Rizuto, who said last summer that he was leaving 180LA, says the name was at first a literal placeholder. But it began to seem like a good representation of the planned M.O., he says. The San Francisco-based agency says it will bring an agile, formula-free approach to addressing marketers' problems, using an intentionally diverse staff and skillset.
"Other agencies may come right out with a strong point of view, but we are 'to be determined,'" he says. "It's not that we don't know what we are doing—we may not know right now, but we'll figure it out together, with the client. This strong partnership is lacking in our industry right now and clients are losing trust in agencies."
The partners see diversity as one of the company's key differentiators. As they staff up, they say they'll become as diverse as the job requires—whether it's with staff who are "fixed, borrowed or rented," Rizuto says.

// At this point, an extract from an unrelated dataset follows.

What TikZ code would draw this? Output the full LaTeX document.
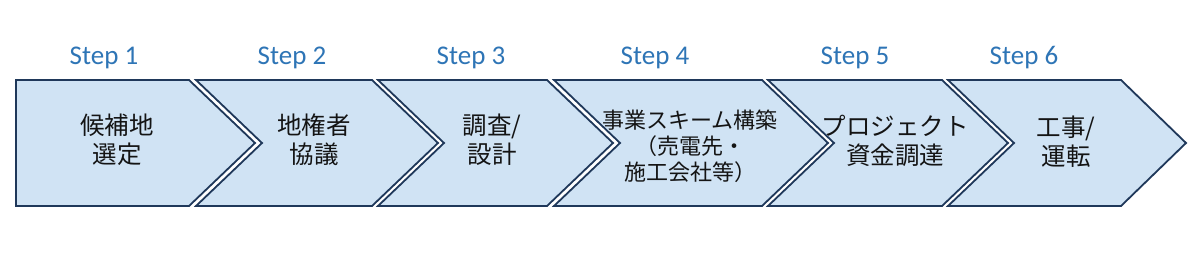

A Brazilian native with a global creative upbringing, Rizuto is known for non-formulaic creative work, evident in campaigns like "Boost Your Voice," which turned Boost Mobile locations into voting stations for underserved communities and won two Grand Prix at Cannes. At Ogilvy Brasil, he was part of the team that came up with the idea to put recipes on grocery store receipts, for Hellmann's. And at Pereira & O'Dell in San Francisco, he worked on Coca-Cola's biggest Latin America push at the time, a series of short films about friendships directed by Dustin Lance Black.
Wang's career has afforded her multiple perspectives on the marketing process: She's a former strategist at shops including Goodby Silverstein & Partners and DDB New York, worked client-side at Electronic Arts and MTV, but also got a taste of solving brand problems from a design-consultancy point of view at Ideo.
"Looking at it from the agency side, we were so downstream we were really disconnected from the challenges clients were facing," Wang says. "By the time the issue came to you, it was just too far downstream and it was like slapping chocolate ganache on a half-baked bad bodega cake mix cake."
Then, after seeing things from the consulting and design side, "It gave me an understanding of what clients really need in terms of collaboration," Wang says. "The disconnect for me was that we would come up with these very disruptive visions and blueprints for solving a company's problem. But when we'd hand it off to others, you saw a real break. It's like we created a gorgeous Martha Stewart cake and someone slapped crap on it."
TBD does not have clients yet. "We've taken on a partner [Hasan & Partners] to give us runway and patience to be really thoughtful about our first partners," Warren says. "We're being very thoughtful and purposeful about clients—we don't want to launch by grabbing the liquor store across the street."